- [The exercise]
Retype exactly the lines from the first one through the line with "(\x,35) -- (\x,878);", including both ends; skip any pictures.

start Given material

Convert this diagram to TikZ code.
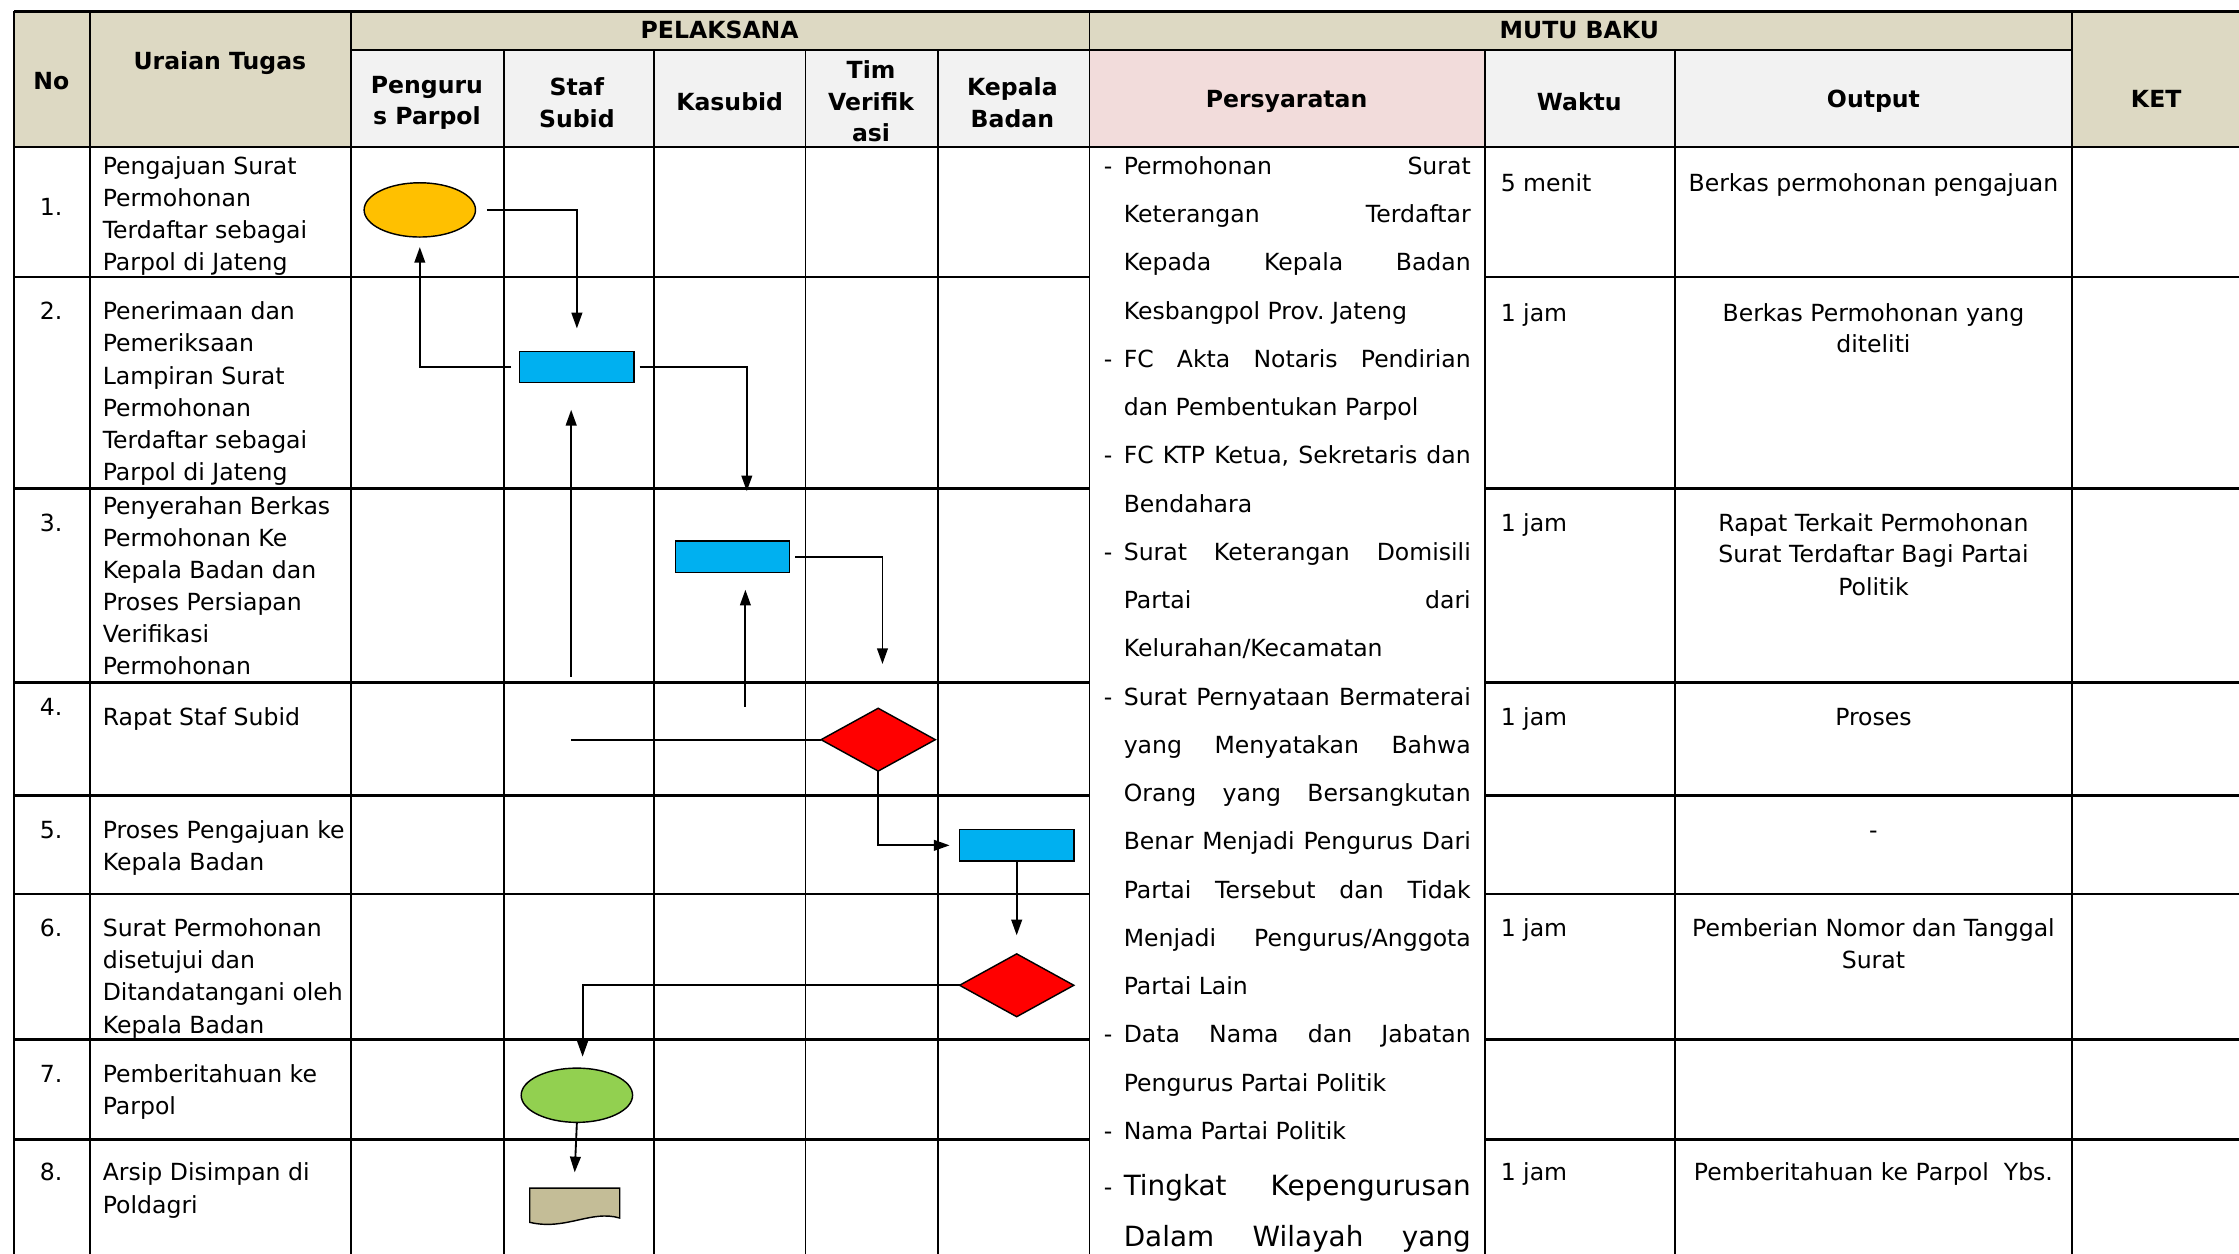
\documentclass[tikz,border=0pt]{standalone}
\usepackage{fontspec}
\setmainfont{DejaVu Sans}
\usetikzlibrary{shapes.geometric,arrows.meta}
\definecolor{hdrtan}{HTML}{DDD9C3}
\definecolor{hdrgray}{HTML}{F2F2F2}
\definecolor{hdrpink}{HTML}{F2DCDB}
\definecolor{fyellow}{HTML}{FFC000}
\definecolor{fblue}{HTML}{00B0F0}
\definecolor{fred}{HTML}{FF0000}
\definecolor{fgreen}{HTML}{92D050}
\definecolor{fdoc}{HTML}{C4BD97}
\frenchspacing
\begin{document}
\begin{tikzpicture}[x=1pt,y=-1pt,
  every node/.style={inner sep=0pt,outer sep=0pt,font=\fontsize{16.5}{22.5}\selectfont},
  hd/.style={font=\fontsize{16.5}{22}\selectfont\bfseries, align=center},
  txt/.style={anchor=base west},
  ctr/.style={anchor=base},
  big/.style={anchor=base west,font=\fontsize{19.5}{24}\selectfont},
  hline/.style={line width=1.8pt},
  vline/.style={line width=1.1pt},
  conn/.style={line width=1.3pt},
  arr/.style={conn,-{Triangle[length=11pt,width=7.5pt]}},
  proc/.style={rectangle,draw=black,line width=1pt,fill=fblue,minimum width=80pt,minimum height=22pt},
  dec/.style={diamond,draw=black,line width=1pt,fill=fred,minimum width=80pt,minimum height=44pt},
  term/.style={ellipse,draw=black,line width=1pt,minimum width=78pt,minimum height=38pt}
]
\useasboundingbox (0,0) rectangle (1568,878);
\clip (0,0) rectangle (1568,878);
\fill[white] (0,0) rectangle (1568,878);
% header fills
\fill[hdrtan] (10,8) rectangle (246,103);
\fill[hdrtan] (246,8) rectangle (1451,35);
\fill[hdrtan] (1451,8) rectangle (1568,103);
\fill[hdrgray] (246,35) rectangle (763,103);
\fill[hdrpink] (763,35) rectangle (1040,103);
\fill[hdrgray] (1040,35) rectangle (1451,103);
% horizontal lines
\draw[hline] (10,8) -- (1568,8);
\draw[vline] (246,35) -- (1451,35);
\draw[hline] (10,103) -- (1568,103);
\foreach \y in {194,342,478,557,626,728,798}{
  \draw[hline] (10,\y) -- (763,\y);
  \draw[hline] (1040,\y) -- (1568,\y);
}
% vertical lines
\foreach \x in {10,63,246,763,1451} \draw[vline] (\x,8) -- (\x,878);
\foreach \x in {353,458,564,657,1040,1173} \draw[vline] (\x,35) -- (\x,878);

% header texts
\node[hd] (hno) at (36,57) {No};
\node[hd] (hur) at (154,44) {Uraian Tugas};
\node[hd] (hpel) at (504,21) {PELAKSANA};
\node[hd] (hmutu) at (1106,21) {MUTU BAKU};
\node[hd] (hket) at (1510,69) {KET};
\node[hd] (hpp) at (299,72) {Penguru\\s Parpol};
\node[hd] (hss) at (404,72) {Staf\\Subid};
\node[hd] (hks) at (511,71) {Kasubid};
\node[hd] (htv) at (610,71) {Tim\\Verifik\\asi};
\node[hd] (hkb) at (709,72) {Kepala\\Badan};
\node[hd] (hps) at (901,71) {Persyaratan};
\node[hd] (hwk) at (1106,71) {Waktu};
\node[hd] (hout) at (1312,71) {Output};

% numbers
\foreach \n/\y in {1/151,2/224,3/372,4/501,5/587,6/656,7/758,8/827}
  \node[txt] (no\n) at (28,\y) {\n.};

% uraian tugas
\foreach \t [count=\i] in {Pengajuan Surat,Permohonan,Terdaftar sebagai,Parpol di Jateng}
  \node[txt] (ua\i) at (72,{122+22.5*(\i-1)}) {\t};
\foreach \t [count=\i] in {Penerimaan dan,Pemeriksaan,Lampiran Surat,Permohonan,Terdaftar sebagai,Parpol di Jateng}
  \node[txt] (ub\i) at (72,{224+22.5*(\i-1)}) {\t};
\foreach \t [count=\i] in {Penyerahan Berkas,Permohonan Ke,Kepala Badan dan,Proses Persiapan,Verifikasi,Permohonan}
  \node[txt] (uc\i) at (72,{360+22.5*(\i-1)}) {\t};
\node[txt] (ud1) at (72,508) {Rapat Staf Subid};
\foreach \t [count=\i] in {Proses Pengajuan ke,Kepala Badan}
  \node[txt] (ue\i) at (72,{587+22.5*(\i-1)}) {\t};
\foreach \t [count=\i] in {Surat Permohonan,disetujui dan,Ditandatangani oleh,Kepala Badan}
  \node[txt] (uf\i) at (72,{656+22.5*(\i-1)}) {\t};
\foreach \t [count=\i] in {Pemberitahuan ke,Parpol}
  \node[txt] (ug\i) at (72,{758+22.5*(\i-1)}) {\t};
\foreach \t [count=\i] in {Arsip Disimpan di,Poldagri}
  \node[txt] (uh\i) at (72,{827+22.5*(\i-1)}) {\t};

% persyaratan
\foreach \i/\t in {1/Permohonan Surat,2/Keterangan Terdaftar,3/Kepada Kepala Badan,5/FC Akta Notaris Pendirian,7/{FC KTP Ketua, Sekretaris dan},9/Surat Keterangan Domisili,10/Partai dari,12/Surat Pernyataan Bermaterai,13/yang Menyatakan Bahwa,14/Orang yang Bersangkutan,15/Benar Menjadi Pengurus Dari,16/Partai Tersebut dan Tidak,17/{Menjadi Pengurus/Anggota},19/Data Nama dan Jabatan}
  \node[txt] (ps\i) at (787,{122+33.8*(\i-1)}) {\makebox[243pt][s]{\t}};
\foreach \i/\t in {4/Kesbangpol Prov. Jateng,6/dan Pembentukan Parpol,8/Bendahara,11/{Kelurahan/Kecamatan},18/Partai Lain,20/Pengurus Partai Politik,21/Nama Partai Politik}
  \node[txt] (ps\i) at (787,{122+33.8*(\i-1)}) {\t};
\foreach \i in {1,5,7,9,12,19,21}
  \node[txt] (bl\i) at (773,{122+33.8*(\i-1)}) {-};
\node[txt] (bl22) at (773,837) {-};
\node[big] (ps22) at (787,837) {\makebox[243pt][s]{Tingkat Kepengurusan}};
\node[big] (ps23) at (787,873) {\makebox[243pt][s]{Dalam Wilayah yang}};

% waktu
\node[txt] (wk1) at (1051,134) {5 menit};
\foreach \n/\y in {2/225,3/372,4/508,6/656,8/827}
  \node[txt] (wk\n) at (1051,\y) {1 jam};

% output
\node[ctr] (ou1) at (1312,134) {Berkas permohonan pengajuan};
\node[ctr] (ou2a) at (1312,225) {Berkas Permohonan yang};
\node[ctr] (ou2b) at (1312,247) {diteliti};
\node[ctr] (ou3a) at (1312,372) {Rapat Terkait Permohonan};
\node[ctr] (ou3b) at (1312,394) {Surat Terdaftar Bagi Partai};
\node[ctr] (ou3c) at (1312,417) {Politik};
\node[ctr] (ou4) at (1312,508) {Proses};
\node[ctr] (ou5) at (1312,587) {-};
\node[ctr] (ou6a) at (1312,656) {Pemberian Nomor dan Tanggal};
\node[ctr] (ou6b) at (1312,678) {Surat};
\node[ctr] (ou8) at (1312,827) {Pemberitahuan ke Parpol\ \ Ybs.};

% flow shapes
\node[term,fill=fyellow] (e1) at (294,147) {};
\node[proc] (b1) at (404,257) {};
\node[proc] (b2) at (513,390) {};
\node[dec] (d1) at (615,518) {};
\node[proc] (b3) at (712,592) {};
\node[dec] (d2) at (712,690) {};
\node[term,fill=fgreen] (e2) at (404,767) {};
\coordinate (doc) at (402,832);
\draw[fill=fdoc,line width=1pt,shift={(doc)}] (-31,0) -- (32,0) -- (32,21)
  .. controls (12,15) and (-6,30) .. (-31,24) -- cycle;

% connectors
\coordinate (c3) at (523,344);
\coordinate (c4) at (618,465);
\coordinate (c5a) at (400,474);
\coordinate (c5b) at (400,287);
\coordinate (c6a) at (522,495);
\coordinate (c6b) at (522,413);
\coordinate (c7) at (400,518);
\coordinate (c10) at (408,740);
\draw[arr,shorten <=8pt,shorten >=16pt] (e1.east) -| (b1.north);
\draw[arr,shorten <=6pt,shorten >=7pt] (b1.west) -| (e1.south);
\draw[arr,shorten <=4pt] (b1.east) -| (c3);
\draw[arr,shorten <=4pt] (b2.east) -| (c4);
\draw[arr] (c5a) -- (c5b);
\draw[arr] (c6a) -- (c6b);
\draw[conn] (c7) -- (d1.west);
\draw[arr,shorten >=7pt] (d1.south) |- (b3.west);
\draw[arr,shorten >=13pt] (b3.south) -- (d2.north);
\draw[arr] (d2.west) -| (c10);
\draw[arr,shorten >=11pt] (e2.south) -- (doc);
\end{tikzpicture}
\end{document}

end Given material

- [Correct response]
Convert this diagram to TikZ code.
\documentclass[tikz,border=0pt]{standalone}
\usepackage{fontspec}
\setmainfont{DejaVu Sans}
\usetikzlibrary{shapes.geometric,arrows.meta}
\definecolor{hdrtan}{HTML}{DDD9C3}
\definecolor{hdrgray}{HTML}{F2F2F2}
\definecolor{hdrpink}{HTML}{F2DCDB}
\definecolor{fyellow}{HTML}{FFC000}
\definecolor{fblue}{HTML}{00B0F0}
\definecolor{fred}{HTML}{FF0000}
\definecolor{fgreen}{HTML}{92D050}
\definecolor{fdoc}{HTML}{C4BD97}
\frenchspacing
\begin{document}
\begin{tikzpicture}[x=1pt,y=-1pt,
  every node/.style={inner sep=0pt,outer sep=0pt,font=\fontsize{16.5}{22.5}\selectfont},
  hd/.style={font=\fontsize{16.5}{22}\selectfont\bfseries, align=center},
  txt/.style={anchor=base west},
  ctr/.style={anchor=base},
  big/.style={anchor=base west,font=\fontsize{19.5}{24}\selectfont},
  hline/.style={line width=1.8pt},
  vline/.style={line width=1.1pt},
  conn/.style={line width=1.3pt},
  arr/.style={conn,-{Triangle[length=11pt,width=7.5pt]}},
  proc/.style={rectangle,draw=black,line width=1pt,fill=fblue,minimum width=80pt,minimum height=22pt},
  dec/.style={diamond,draw=black,line width=1pt,fill=fred,minimum width=80pt,minimum height=44pt},
  term/.style={ellipse,draw=black,line width=1pt,minimum width=78pt,minimum height=38pt}
]
\useasboundingbox (0,0) rectangle (1568,878);
\clip (0,0) rectangle (1568,878);
\fill[white] (0,0) rectangle (1568,878);
% header fills
\fill[hdrtan] (10,8) rectangle (246,103);
\fill[hdrtan] (246,8) rectangle (1451,35);
\fill[hdrtan] (1451,8) rectangle (1568,103);
\fill[hdrgray] (246,35) rectangle (763,103);
\fill[hdrpink] (763,35) rectangle (1040,103);
\fill[hdrgray] (1040,35) rectangle (1451,103);
% horizontal lines
\draw[hline] (10,8) -- (1568,8);
\draw[vline] (246,35) -- (1451,35);
\draw[hline] (10,103) -- (1568,103);
\foreach \y in {194,342,478,557,626,728,798}{
  \draw[hline] (10,\y) -- (763,\y);
  \draw[hline] (1040,\y) -- (1568,\y);
}
% vertical lines
\foreach \x in {10,63,246,763,1451} \draw[vline] (\x,8) -- (\x,878);
\foreach \x in {353,458,564,657,1040,1173} \draw[vline] (\x,35) -- (\x,878);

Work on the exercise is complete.